Filter for the word "this" and keep each matching line.

## begin Provided data

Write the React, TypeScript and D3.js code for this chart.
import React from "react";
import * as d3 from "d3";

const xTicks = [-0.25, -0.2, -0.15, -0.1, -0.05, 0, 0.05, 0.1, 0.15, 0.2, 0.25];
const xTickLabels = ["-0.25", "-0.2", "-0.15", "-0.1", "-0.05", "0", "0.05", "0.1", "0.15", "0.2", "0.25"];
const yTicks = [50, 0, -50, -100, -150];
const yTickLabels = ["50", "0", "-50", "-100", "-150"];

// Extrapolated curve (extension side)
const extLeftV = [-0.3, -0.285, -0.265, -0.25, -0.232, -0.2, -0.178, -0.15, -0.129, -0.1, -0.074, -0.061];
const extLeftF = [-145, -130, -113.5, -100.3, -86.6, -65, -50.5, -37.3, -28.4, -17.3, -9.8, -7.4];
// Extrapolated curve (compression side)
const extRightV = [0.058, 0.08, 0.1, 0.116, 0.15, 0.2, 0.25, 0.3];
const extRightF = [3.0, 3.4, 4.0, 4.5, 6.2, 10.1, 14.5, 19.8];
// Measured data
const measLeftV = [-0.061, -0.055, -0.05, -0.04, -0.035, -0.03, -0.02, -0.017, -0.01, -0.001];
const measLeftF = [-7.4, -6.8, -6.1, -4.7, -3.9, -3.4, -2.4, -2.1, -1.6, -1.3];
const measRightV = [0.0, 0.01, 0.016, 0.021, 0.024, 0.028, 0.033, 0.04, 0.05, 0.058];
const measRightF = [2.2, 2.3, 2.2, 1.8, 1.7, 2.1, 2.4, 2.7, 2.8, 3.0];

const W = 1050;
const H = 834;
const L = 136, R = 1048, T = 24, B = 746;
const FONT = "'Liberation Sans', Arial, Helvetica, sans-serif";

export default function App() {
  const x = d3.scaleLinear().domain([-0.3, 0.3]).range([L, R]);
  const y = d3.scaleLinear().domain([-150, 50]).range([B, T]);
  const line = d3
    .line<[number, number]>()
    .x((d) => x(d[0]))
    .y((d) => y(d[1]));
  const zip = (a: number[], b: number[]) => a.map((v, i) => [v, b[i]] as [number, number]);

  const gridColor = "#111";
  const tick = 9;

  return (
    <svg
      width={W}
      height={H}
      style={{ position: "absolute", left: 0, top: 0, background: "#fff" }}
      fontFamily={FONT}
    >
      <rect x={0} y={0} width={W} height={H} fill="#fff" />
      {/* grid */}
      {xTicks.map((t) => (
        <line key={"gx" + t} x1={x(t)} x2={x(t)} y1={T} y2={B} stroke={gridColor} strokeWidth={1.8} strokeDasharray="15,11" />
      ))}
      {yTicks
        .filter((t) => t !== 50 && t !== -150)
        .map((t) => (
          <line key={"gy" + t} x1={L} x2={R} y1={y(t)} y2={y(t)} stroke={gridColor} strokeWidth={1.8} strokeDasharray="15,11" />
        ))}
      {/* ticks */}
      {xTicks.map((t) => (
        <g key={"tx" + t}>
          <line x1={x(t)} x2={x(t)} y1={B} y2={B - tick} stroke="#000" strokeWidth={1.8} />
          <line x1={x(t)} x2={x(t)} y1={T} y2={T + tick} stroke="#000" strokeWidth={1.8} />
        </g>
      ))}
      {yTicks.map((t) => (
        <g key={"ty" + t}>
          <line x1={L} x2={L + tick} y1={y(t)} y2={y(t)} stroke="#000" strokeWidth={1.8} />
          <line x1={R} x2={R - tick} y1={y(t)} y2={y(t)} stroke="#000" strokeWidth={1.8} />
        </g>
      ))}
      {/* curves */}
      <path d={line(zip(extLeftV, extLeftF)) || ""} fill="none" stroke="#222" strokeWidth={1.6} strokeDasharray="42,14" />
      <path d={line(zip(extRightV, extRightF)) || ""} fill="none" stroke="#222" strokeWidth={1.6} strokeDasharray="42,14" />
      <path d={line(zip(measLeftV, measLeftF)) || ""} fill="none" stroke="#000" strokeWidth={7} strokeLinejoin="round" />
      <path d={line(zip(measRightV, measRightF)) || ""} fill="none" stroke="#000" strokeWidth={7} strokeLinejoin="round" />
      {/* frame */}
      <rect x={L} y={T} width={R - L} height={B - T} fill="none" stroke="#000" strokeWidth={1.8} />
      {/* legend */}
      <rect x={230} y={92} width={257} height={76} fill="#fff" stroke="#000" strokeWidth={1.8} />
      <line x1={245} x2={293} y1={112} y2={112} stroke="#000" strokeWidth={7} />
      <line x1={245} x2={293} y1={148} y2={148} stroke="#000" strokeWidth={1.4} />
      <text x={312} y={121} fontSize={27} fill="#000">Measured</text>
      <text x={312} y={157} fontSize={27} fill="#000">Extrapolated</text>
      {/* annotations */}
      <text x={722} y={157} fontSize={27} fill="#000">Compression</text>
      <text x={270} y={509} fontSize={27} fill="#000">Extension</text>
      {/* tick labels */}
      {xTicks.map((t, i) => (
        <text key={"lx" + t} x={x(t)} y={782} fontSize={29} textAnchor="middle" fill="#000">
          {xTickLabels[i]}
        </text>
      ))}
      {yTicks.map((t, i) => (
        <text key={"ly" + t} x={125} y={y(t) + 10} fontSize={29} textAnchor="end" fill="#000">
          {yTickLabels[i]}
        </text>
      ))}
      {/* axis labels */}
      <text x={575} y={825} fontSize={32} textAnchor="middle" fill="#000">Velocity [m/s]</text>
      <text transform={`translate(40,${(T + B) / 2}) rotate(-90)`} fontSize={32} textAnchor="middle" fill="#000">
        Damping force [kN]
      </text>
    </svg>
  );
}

## end Provided data
## begin Provided data

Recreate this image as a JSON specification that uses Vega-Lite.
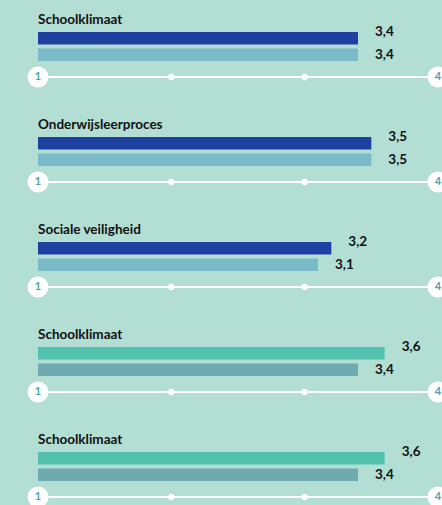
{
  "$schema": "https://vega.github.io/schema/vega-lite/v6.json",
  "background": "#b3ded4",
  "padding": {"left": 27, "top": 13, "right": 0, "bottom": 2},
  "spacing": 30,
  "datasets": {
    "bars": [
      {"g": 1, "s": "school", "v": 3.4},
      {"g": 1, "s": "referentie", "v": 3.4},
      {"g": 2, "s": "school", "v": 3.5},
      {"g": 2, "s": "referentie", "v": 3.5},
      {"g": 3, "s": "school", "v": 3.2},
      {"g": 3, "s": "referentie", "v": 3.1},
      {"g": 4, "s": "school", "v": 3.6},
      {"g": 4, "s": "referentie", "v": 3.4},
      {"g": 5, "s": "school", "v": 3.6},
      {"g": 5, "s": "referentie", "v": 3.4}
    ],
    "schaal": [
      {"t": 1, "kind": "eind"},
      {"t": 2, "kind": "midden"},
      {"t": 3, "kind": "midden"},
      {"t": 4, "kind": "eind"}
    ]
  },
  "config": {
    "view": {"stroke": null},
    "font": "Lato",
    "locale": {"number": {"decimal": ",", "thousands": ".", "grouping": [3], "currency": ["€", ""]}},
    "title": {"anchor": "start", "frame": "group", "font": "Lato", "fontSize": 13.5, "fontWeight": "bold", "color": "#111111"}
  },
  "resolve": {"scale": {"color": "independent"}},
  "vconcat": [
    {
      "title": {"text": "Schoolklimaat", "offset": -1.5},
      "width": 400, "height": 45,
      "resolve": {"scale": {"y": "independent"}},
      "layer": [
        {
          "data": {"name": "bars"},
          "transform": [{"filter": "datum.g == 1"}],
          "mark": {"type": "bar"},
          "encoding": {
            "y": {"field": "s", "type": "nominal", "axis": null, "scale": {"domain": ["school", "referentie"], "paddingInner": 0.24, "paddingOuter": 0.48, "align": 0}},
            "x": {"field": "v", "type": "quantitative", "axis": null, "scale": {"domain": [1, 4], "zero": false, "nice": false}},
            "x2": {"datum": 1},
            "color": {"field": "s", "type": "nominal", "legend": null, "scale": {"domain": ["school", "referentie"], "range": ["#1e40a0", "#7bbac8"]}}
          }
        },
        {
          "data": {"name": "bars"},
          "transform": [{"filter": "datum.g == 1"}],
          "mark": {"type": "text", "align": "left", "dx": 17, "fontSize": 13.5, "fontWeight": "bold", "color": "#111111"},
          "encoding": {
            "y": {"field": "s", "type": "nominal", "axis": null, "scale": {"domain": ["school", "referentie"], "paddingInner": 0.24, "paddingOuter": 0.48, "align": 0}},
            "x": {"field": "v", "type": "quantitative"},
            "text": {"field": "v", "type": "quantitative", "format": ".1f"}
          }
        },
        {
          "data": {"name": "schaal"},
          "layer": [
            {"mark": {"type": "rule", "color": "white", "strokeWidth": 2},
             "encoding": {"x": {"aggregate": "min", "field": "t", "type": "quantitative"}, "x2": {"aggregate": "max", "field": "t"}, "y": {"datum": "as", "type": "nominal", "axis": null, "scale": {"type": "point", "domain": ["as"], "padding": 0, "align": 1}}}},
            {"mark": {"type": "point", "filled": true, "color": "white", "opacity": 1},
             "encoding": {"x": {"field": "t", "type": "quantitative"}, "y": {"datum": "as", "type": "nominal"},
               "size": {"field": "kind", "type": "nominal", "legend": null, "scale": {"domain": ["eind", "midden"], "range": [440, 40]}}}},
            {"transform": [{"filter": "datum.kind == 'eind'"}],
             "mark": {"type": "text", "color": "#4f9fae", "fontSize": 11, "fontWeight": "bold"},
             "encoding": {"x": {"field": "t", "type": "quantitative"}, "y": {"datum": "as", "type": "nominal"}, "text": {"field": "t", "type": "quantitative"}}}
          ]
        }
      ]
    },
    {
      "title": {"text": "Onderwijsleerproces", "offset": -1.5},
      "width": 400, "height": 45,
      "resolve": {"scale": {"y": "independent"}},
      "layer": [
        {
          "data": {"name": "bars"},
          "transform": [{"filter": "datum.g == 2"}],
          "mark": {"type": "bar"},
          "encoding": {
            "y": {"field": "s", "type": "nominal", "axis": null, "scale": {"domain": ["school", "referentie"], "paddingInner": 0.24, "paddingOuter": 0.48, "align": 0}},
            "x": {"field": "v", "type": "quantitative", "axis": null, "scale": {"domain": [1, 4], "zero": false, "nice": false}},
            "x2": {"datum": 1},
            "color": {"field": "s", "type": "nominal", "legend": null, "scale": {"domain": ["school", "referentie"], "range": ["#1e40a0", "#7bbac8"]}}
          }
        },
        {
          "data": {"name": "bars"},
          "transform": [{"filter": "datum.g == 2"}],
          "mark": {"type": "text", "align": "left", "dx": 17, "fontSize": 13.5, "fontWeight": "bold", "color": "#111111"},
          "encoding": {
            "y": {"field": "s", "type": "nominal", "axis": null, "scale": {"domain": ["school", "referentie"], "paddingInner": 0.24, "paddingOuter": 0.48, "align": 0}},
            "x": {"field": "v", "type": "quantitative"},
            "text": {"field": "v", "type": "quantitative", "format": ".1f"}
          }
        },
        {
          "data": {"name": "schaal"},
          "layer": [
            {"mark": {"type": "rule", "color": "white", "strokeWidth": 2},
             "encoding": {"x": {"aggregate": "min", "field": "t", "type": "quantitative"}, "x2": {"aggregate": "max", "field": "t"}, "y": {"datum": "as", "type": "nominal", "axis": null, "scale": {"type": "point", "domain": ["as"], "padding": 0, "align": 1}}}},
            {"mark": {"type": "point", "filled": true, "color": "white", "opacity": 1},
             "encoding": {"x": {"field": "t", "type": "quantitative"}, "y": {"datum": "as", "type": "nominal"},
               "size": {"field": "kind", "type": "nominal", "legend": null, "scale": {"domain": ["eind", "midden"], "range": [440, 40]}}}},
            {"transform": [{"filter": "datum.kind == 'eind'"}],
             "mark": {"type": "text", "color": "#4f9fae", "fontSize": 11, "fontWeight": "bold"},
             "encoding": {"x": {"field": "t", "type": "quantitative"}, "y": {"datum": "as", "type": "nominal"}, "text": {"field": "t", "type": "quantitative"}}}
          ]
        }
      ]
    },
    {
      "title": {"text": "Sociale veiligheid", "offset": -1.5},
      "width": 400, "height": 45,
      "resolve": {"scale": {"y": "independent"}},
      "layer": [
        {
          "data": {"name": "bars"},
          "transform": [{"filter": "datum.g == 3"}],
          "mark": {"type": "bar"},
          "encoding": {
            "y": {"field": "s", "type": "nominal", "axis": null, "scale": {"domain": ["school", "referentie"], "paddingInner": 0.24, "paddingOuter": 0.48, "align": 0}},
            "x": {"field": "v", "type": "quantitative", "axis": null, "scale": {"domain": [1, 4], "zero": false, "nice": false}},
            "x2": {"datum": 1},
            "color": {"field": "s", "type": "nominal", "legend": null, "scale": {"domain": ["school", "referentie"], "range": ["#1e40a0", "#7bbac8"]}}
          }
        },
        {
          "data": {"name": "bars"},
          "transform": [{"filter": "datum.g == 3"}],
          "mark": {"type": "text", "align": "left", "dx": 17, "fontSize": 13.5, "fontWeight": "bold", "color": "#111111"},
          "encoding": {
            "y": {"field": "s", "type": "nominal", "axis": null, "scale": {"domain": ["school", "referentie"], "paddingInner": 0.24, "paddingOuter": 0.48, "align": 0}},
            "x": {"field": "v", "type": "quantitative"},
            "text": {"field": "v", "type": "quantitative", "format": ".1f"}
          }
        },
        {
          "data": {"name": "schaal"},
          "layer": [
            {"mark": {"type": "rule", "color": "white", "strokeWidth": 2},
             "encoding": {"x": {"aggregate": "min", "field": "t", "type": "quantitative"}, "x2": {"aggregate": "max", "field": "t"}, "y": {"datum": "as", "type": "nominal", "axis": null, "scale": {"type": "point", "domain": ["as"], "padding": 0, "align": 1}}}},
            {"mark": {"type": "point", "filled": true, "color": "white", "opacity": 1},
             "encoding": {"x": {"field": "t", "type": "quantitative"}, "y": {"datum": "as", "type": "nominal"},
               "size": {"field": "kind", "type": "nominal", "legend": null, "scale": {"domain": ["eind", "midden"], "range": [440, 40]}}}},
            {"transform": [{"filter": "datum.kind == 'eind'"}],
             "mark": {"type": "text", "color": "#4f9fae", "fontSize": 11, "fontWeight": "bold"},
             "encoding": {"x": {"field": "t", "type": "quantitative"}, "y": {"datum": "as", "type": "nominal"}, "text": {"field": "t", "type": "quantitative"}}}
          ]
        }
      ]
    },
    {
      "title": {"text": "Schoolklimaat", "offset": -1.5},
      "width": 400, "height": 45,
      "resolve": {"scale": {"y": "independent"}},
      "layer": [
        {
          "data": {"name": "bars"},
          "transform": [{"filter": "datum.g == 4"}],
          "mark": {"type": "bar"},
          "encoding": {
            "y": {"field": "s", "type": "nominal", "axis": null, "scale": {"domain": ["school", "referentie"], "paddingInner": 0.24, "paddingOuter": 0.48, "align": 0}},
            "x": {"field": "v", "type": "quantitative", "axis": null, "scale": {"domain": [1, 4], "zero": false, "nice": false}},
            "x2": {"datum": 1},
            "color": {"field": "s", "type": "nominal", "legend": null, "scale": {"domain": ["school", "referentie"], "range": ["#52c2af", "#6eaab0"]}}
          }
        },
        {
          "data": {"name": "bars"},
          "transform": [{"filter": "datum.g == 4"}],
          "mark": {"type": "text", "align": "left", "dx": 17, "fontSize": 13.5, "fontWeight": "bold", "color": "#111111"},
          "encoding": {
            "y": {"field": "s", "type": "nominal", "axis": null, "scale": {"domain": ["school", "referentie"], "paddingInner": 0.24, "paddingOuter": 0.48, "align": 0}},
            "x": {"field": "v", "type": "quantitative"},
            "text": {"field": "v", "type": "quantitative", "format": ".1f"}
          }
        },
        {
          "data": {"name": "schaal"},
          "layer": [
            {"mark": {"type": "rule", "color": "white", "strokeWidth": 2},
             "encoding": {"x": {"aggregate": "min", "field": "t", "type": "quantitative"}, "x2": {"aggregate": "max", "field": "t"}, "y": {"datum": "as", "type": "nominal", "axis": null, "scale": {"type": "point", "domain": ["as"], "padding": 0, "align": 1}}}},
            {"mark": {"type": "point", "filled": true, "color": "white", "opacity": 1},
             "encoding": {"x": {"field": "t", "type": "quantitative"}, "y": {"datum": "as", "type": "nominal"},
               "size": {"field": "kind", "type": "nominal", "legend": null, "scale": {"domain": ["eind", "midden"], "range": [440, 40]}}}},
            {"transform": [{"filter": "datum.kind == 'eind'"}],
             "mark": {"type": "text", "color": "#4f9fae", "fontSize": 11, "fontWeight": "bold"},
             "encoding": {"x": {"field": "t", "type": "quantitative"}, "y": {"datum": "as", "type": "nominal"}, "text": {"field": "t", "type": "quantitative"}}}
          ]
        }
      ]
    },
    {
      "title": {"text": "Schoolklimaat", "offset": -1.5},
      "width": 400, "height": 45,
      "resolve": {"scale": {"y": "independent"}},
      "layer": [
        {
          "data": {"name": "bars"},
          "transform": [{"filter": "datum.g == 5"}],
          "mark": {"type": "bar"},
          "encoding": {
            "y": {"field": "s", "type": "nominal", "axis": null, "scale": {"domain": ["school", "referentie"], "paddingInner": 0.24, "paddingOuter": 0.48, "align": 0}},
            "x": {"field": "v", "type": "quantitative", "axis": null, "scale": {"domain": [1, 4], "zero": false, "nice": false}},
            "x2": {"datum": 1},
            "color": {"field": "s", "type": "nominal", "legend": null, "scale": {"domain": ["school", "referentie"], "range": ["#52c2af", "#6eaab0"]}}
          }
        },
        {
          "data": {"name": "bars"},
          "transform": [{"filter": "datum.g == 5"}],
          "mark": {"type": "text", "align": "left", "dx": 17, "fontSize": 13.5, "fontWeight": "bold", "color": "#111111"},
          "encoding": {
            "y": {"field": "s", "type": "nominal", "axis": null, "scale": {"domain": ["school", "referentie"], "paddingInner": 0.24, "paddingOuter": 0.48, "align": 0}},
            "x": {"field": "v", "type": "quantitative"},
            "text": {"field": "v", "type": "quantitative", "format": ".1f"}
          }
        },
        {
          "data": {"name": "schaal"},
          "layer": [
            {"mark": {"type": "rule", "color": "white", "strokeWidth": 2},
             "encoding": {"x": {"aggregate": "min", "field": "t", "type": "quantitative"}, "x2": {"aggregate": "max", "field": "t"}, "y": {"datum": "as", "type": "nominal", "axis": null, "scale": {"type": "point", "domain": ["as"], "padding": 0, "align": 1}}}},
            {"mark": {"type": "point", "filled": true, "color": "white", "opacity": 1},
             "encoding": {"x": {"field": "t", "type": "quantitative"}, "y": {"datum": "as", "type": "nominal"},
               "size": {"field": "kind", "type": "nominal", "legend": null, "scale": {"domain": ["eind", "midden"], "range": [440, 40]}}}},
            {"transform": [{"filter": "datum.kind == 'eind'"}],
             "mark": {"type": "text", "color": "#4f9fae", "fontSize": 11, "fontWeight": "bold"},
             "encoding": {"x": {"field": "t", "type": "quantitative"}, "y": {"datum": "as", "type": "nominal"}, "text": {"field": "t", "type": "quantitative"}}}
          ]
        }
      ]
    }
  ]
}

## end Provided data

◆ **Finished task**
Write the React, TypeScript and D3.js code for this chart.
Recreate this image as a JSON specification that uses Vega-Lite.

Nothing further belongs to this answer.